> OS threads are expensive: an operating system thread typically reserves a megabyte of stack space

Why is reserving a megabyte of stack space "expensive"?

> and takes roughly a millisecond to create

I'm not sure where this number is from, it seems off by a few orders of magnitude. On Linux, thread creation is closer to 10 microseconds.

▲ n_e 5 hours ago | parent | next [-]

> Why is reserving a megabyte of stack space "expensive"?

Because if you use one thread for each of your 10,000 idle sockets you will use 10GB to do nothing.

So you'll want to use a better architecture such as a thread pool.

And if you want your better architecture to be generic and ergonomic, you'll end up with async or green threads.

▲ lelanthran 3 hours ago | parent | next [-]

> Because if you use one thread for each of your 10,000 idle sockets you will use 10GB to do nothing.

1.On a system that is handling 10k concurrent requests, the 10GB of RAM is going to be a fraction of what is installed.

2. It's not 10GB of RAM anyway, it's 10GB of address space.
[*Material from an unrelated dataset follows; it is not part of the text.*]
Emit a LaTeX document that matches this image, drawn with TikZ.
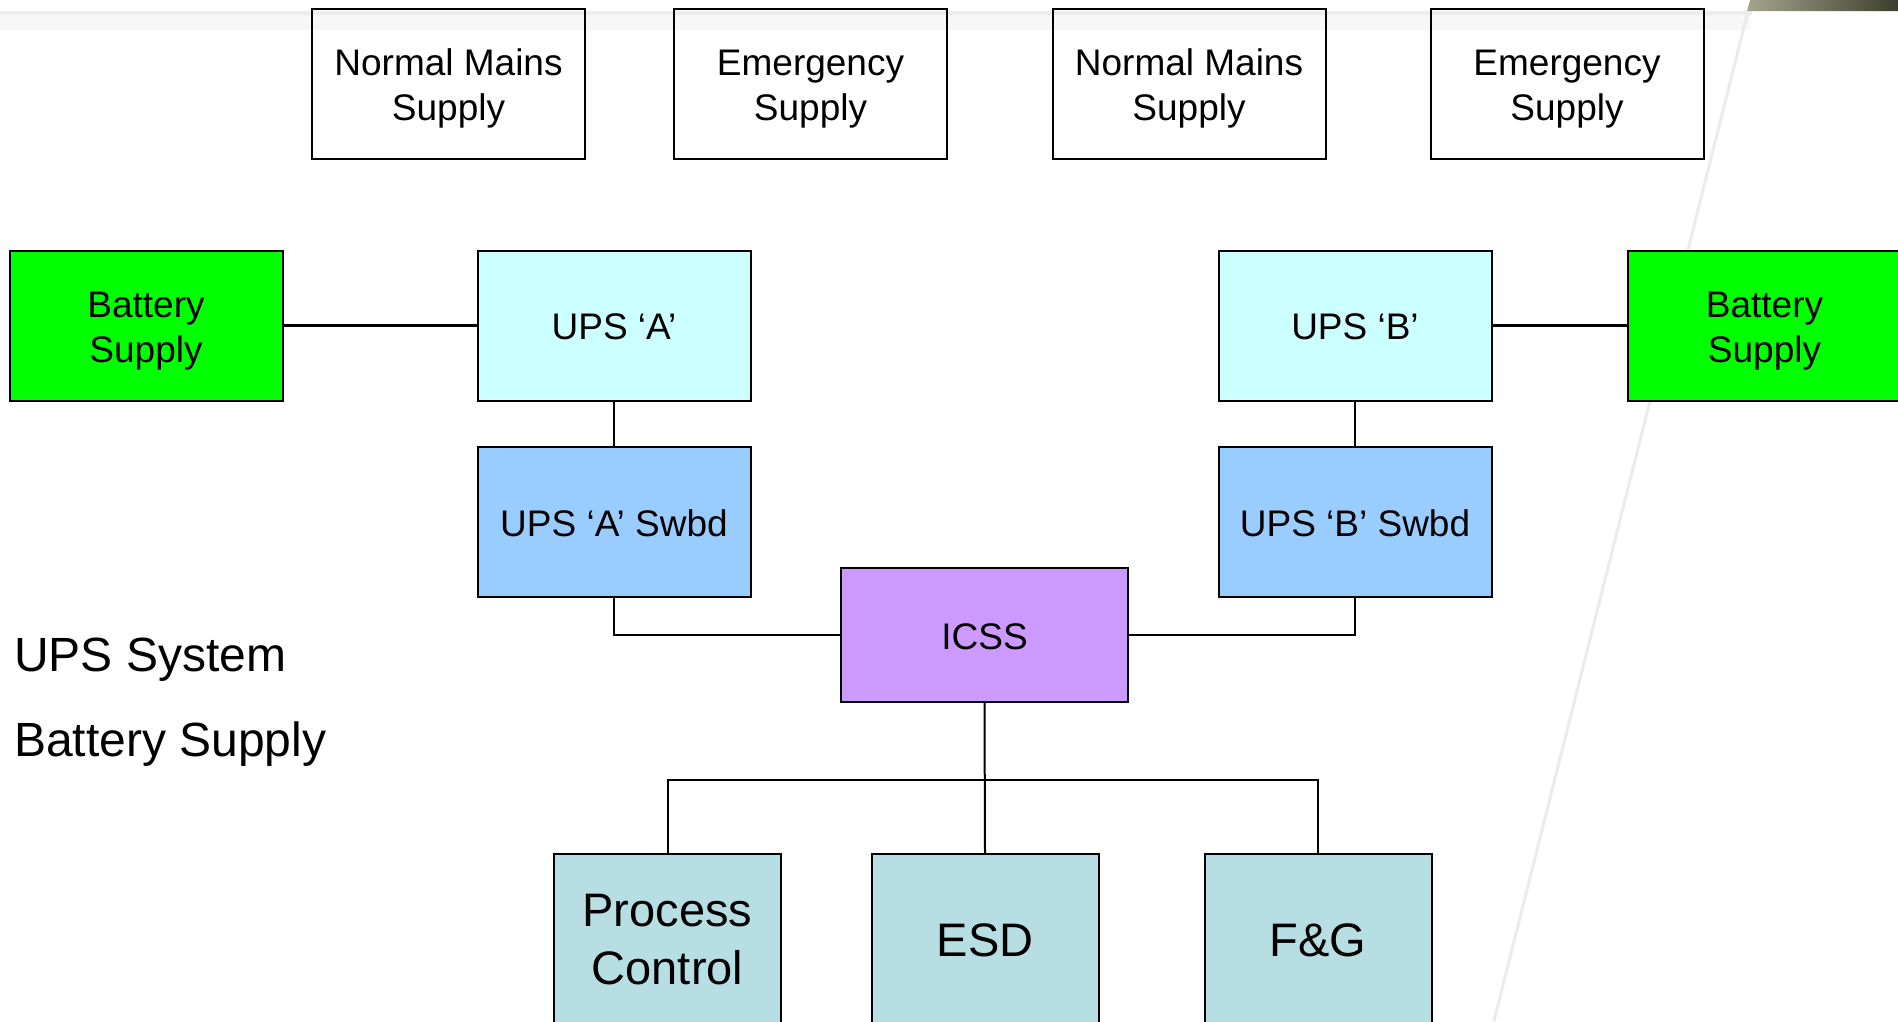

It still only gets faulted into real RAM when it gets used.

▲

n_e 3 hours ago | parent | next [-]

> 1.On a system that is handling 10k concurrent requests, the 10GB of RAM is going to be a fraction of what is installed.

My example (and the c10k problem) is 10k concurrent connections, not 10k concurrent requests.

> 2. It's not 10GB of RAM anyway, it's 10GB of address space. It still only gets faulted into real RAM when it gets used.

Yes, and that's both memory and cpu usage that isn't needed when using a better concurrency model. That's why no high-performance server software use a huge amount of threads, and many use the reactor pattern.

	▲	cmrdporcupine 3 hours ago \| parent [-]
		> Yes, and that's both memory and cpu usage that isn't needed No, it literally is not. The "memory" is just entries in a page table in the kernel and MMU. It shouldn't worry you at all. Nor is the CPU used by the kernel to manage those threads going to be necessarily less efficient than someone's handrolled async runtime. In fact given it gets more eyes... likely more. The sole argument I can see is just avoiding a handful of syscalls and excessive crossing of the kernel<->userspace brain blood barrier too much.

▲

com2kid 3 hours ago | parent | prev [-]

> 1.On a system that is handling 10k concurrent requests, the 10GB of RAM is going to be a fraction of what is installed

I've written massively concurrent systems where each connection only handled maybe a few kilobytes of data.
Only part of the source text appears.